Paths are converted to canonical forms without embedded '.' or '..' components or multiple '/' separators. A '..' component will only remain at the beginning of a path, no '.' component will remain.

For example,

/a/b/c remains /a/b/c
/a/b/./c becomes /a/b/c
/a/b///c becomes /a/b/c
/a/b/c/ remains /a/b/c/
/a/b/c/.. becomes /a/b
/a/b/c/../ becomes /a/b/
/a/b/../../c/ becomes /c
/a/b/../../../../c/ becomes /c
/a/./b/..///c/ becomes /a/c
a/b/c remains a/b/c
./a/b/c becomes a/b/c
./a/b/c/. becomes a/b/c
../a/b/c remains ../a/b/c
../../../a/b/c remains ../../../a/b/c

This operates on the URI path not a file system path. Components that are symbolic links on a particular file systems are not modified.

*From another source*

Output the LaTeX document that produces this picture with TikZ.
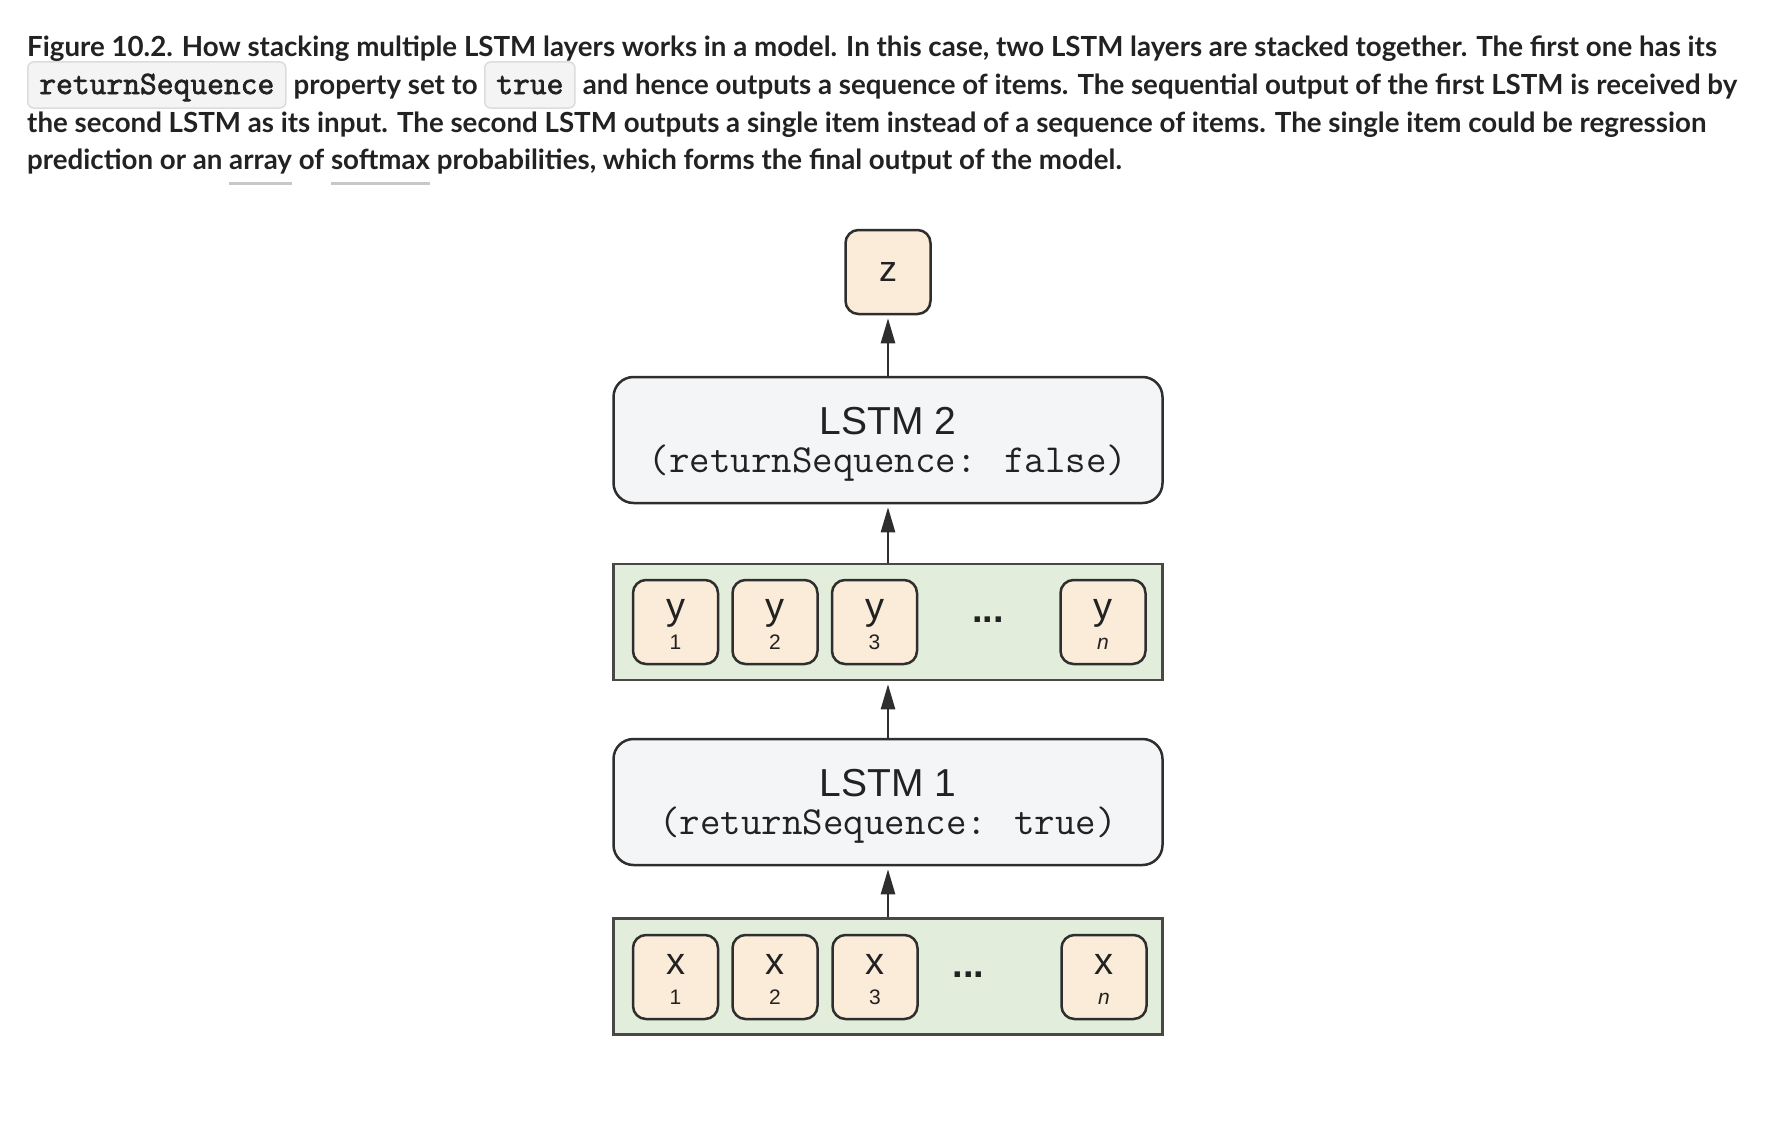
\documentclass[tikz,border=0pt]{standalone}
\usepackage{fontspec}
\setmainfont{Lato}
\newfontfamily\diafont{Liberation Sans}
\newfontfamily\chipfont{Latin Modern Mono}[FakeBold=2.2]
\usetikzlibrary{arrows.meta}
\definecolor{ink}{HTML}{222222}
\definecolor{chipfill}{HTML}{F4F4F4}
\definecolor{chipline}{HTML}{DCDCDC}
\definecolor{ulgray}{HTML}{C8C8C8}
\definecolor{peach}{HTML}{FBEBD9}
\definecolor{grpgreen}{HTML}{E2EEDB}
\definecolor{lstmfill}{HTML}{F4F5F7}
\definecolor{edge}{HTML}{2E2E2E}
\definecolor{grpedge}{HTML}{484848}
\newcommand\ulword[1]{\setbox0\hbox{#1}\rlap{\textcolor{ulgray}{\rule[-15.5pt]{\wd0}{3.5pt}}}\box0\relax}
\begin{document}
\begin{tikzpicture}[x=1pt,y=-1pt,
  captxt/.style={anchor=base west,inner sep=0pt,text=ink,font=\fontsize{27.7}{30}\selectfont\bfseries},
  chip/.style={anchor=base west,draw=chipline,fill=chipfill,line width=1.5pt,rounded corners=6pt,
    inner xsep=11.5pt,inner ysep=0pt,text height=32pt,text depth=14pt,text=ink,
    font=\chipfont\fontsize{32.6}{32}\selectfont},
  lstm/.style={draw=edge,fill=lstmfill,line width=2.5pt,rounded corners=20pt,
    minimum width=549pt,minimum height=126pt,inner sep=0pt,text height=30pt,text depth=41pt,
    text=ink,font=\diafont\fontsize{39}{40}\selectfont},
  monotxt/.style={anchor=base,inner sep=0pt,text=ink,font=\ttfamily\fontsize{39.8}{40}\selectfont},
  grp/.style={draw=grpedge,fill=grpgreen,line width=2.5pt,minimum width=549pt,minimum height=116pt,inner sep=0pt},
  zcell/.style={draw=edge,fill=peach,line width=2.5pt,rounded corners=13pt,
    minimum width=85pt,minimum height=84pt,inner sep=0pt,text=ink,font=\diafont\fontsize{36}{40}\selectfont},
  cell/.style={zcell,text height=36pt,text depth=42pt,font=\diafont\fontsize{38}{40}\selectfont},
  subtxt/.style={anchor=base,inner sep=0pt,text=ink,font=\diafont\fontsize{21}{22}\selectfont},
  dotstxt/.style={anchor=base,inner sep=0pt,text=ink,font=\diafont\bfseries\fontsize{38}{40}\selectfont},
  arr/.style={draw=edge,line width=2.5pt,-{Triangle[length=25pt,width=14pt]},shorten >=3pt}
]
\fill[white] (0,0) rectangle (1772,1124);
\useasboundingbox (0,0) rectangle (1772,1124);

% caption
\node[captxt] (l1) at (27,57) {Figure 10.2. How stacking multiple LSTM layers works in a model. In this case, two LSTM layers are stacked together. The first one has its};
\node[chip] (c1) at (27,94) {returnSequence};
\node[captxt] (l2a) at ([xshift=7pt]c1.base east) {property set to};
\node[chip] (c2) at ([xshift=6pt]l2a.base east) {true};
\node[captxt] (l2b) at ([xshift=7pt]c2.base east) {and hence outputs a sequence of items. The sequential output of the first LSTM is received by};
\node[captxt] (l3) at (27,132) {the second LSTM as its input. The second LSTM outputs a single item instead of a sequence of items. The single item could be regression};
\node[captxt] (l4) at (27,169.5) {prediction or an \ulword{array} of \ulword{softmax} probabilities, which forms the final output of the model.};

% diagram
\node[zcell] (z) at (888,272) {z};
\node[lstm] (lstm2) at (888,440) {LSTM 2};
\node[monotxt] (lstm2t) at ([yshift=-32.5pt]lstm2.center) {(returnSequence: false)};

\node[grp] (ygrp) at (888,622) {};
\node[cell] (y1) at (675.5,622) {y};
\node[cell] (y2) at (775,622) {y};
\node[cell] (y3) at (874.5,622) {y};
\node[cell] (yn) at (1103,622) {y};
\node[subtxt] (y1s) at ([yshift=-27pt]y1.center) {1};
\node[subtxt] (y2s) at ([yshift=-27pt]y2.center) {2};
\node[subtxt] (y3s) at ([yshift=-27pt]y3.center) {3};
\node[subtxt] (yns) at ([yshift=-27pt]yn.center) {\itshape n};
\node[dotstxt] (ydots) at (988,622) {...};

\node[lstm] (lstm1) at (888,802) {LSTM 1};
\node[monotxt] (lstm1t) at ([yshift=-32.5pt]lstm1.center) {(returnSequence: true)};

\node[grp] (xgrp) at (888,976.5) {};
\node[cell] (x1) at (675.5,977) {x};
\node[cell] (x2) at (775,977) {x};
\node[cell] (x3) at (875,977) {x};
\node[cell] (xn) at (1104,977) {x};
\node[subtxt] (x1s) at ([yshift=-27pt]x1.center) {1};
\node[subtxt] (x2s) at ([yshift=-27pt]x2.center) {2};
\node[subtxt] (x3s) at ([yshift=-27pt]x3.center) {3};
\node[subtxt] (xns) at ([yshift=-27pt]xn.center) {\itshape n};
\node[dotstxt] (xdots) at (968.5,977) {...};

\draw[arr] (lstm2.north) -- (z.south);
\draw[arr] (ygrp.north) -- (lstm2.south);
\draw[arr] (lstm1.north) -- (ygrp.south);
\draw[arr] (xgrp.north) -- (lstm1.south);
\end{tikzpicture}
\end{document}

URI path is usually a unix-style path, and it suffices to treat it as such, but it can be more complicated. A path may contain as escape sequence slashes, dots, and other characters that change the interpretation of a path in escaped and non-escaped forms. If a URI has a path, additional part names are defined:

PATH
The path is split at '/' separators into a list of path components; path components are individually escaped and may contain slashes. The first element is '/' for an absolute path, or '.' or multiple '..' elements for relative paths. A final '/' element is appended if the path ends in '/'. Any other slash in the list is escaped in the URI.
unix
A path list compatiable with 'file split' and 'file join' on a Unix machine. This is actually identical with the 'PATH' list.
macintosh
The path is split at '/' separators into a list of path components; path components are individually escaped and may contain slashes. The first element has a suffixed ':' for an absolute path (it is a volume name), or possibly multiple '::' elements for relative paths. Any other slash in the list is escaped in the URI.

A URI parameter part ';a;b=q;c=r' can be regarded as a single parameter block, or as a list of individual parameter parts ';a', ';b=q', and ';c=r'. If the part name 'parameter' is used, the parameters are presented as single packed block. If the part name begins with a ';', the individual parameter values are used. The parameter value is the substring after '=' (with an implicit value of '1' if no '=' is given). In this example, the value of 'parameter' is ';a;b=q;c=r', ';a' is '1', ';b' is 'q', and ';c' is 'r'. If the 'parameter' part is not accessed, the parameter values are individually escaped so that ';' and '=' can be used in parameter values as escape sequences.

SEE ALSO

uri (1WY), urispace (4WY), wyrm_uriAbsolutise (3WY), wyrm_uriMethod (3WY), wyrm_urispace (3WY).